The lines beneath this instruction, from the first through the one containing "import matplotlib.patheffects as pe", must be transcribed exactly; no other line belongs in the output.

_DATA BLOCK:_

● ● ●

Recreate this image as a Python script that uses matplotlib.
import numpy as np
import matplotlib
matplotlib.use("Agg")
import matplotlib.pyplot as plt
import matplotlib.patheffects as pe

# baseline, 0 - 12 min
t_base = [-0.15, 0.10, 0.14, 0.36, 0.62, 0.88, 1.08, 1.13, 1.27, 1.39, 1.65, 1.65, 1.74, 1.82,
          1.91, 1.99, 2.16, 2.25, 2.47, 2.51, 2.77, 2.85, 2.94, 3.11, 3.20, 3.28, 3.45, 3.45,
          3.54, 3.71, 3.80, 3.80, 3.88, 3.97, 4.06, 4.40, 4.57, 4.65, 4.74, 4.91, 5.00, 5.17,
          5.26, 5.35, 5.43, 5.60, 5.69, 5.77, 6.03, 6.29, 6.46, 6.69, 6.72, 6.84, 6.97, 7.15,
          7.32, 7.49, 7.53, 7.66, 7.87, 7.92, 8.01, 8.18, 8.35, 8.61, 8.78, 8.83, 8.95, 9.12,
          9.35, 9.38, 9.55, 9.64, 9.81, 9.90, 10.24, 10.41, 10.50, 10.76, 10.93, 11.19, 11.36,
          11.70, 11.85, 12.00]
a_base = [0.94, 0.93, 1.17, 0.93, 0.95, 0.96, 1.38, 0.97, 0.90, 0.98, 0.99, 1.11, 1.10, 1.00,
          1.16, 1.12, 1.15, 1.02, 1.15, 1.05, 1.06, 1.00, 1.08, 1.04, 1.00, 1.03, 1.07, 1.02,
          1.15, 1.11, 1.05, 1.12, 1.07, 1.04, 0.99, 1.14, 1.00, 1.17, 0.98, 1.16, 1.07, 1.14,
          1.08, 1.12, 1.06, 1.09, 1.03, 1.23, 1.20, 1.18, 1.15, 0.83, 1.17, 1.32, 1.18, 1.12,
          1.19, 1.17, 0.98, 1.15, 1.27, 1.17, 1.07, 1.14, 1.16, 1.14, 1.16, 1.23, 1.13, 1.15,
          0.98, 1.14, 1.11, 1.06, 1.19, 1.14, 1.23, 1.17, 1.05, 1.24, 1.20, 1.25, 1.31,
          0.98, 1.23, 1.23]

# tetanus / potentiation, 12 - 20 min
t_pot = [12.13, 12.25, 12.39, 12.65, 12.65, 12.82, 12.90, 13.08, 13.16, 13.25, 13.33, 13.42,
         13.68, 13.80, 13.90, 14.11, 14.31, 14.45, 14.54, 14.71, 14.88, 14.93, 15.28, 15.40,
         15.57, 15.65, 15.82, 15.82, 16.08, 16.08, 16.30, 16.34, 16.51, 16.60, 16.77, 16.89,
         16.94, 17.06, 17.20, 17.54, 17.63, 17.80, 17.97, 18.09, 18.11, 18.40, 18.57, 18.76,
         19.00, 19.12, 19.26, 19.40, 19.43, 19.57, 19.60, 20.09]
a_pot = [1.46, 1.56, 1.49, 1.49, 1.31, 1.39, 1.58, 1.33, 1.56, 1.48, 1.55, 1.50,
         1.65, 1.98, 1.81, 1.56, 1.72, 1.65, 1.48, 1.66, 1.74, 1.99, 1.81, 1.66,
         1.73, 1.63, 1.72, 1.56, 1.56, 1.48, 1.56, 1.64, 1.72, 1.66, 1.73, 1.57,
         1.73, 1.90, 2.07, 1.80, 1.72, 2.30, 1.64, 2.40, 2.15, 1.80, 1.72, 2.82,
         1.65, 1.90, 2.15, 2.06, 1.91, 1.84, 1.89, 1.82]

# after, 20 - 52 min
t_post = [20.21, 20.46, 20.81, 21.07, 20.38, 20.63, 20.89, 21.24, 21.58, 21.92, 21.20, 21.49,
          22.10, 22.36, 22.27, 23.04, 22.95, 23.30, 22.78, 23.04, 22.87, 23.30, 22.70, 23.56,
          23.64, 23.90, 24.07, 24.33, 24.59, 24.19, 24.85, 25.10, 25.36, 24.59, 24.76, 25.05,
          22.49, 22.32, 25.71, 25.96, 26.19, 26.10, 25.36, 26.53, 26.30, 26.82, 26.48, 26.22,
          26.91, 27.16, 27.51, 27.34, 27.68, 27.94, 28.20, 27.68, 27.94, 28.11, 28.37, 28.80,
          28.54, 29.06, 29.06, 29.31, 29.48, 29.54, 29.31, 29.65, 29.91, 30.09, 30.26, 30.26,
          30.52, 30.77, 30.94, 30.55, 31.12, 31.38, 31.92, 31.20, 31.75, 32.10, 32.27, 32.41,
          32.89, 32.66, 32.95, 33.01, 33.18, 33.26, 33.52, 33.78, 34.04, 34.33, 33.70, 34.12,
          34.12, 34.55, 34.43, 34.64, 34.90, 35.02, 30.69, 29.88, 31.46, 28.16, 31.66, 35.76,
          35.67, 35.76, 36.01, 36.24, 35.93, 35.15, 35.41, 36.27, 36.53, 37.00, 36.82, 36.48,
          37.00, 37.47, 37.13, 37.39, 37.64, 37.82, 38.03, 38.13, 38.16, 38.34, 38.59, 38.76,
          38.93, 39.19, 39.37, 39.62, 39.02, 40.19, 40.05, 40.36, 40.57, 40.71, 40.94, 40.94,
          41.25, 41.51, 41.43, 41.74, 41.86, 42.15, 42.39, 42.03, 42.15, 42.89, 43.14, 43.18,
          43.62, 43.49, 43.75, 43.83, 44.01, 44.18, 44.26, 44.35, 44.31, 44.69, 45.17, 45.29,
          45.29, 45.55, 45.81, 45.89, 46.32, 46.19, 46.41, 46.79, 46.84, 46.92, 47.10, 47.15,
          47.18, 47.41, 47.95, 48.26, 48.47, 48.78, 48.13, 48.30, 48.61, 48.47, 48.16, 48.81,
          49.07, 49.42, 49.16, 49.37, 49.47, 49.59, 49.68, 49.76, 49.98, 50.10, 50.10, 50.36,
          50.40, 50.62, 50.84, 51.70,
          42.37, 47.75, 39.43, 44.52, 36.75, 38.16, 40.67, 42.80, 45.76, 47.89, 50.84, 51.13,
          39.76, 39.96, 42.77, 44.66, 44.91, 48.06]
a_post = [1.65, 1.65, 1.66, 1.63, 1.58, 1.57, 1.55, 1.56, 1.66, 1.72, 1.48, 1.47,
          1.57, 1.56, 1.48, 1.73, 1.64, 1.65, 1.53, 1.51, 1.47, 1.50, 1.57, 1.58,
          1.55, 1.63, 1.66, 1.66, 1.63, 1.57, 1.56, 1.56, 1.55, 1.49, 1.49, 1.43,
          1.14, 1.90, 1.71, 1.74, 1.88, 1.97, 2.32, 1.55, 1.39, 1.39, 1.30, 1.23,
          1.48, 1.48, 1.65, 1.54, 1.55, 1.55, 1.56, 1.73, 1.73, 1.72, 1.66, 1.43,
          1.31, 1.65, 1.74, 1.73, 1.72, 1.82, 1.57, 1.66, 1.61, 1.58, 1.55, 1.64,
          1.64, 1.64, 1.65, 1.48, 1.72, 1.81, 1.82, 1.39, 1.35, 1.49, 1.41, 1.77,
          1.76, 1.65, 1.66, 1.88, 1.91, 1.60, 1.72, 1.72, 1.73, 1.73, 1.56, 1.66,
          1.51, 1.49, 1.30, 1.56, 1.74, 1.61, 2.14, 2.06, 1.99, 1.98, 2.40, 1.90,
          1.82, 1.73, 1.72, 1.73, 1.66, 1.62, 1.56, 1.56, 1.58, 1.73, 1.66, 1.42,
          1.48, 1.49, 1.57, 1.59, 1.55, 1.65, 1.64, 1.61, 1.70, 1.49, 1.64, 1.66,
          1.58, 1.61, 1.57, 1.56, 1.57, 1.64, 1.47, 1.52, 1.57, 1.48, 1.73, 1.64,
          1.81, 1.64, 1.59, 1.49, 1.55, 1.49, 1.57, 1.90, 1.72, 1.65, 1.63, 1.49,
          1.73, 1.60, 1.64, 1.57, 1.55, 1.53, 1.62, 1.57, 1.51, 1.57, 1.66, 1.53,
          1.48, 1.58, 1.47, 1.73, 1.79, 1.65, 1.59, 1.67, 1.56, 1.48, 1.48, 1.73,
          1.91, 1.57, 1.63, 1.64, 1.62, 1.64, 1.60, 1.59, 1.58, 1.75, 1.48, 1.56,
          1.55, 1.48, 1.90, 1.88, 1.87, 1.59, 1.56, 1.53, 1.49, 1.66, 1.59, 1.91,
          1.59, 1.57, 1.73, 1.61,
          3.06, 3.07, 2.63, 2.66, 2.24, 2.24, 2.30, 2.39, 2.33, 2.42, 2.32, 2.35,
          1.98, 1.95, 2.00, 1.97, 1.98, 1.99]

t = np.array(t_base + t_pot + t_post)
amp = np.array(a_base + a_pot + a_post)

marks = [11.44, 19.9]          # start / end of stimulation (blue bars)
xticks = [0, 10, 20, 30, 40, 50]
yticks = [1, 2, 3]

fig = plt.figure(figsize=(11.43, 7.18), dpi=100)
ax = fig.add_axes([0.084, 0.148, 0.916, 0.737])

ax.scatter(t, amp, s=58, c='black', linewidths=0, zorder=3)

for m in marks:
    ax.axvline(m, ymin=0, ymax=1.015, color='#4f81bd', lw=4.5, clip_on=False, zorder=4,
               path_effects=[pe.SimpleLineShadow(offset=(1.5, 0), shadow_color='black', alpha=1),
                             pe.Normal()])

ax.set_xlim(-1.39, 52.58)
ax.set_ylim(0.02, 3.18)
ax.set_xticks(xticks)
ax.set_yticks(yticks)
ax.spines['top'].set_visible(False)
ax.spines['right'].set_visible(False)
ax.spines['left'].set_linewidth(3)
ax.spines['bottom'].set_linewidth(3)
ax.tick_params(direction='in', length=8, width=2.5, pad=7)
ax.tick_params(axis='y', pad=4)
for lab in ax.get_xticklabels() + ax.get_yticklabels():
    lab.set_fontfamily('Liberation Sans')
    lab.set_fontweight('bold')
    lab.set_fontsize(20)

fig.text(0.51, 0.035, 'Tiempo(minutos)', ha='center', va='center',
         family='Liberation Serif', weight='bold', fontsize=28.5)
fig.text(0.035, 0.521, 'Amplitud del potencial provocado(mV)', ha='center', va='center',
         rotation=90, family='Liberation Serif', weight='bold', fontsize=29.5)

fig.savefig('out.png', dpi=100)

● ● ●

_ANSWER BELOW:_
Recreate this image as a Python script that uses matplotlib.
import numpy as np
import matplotlib
matplotlib.use("Agg")
import matplotlib.pyplot as plt
import matplotlib.patheffects as pe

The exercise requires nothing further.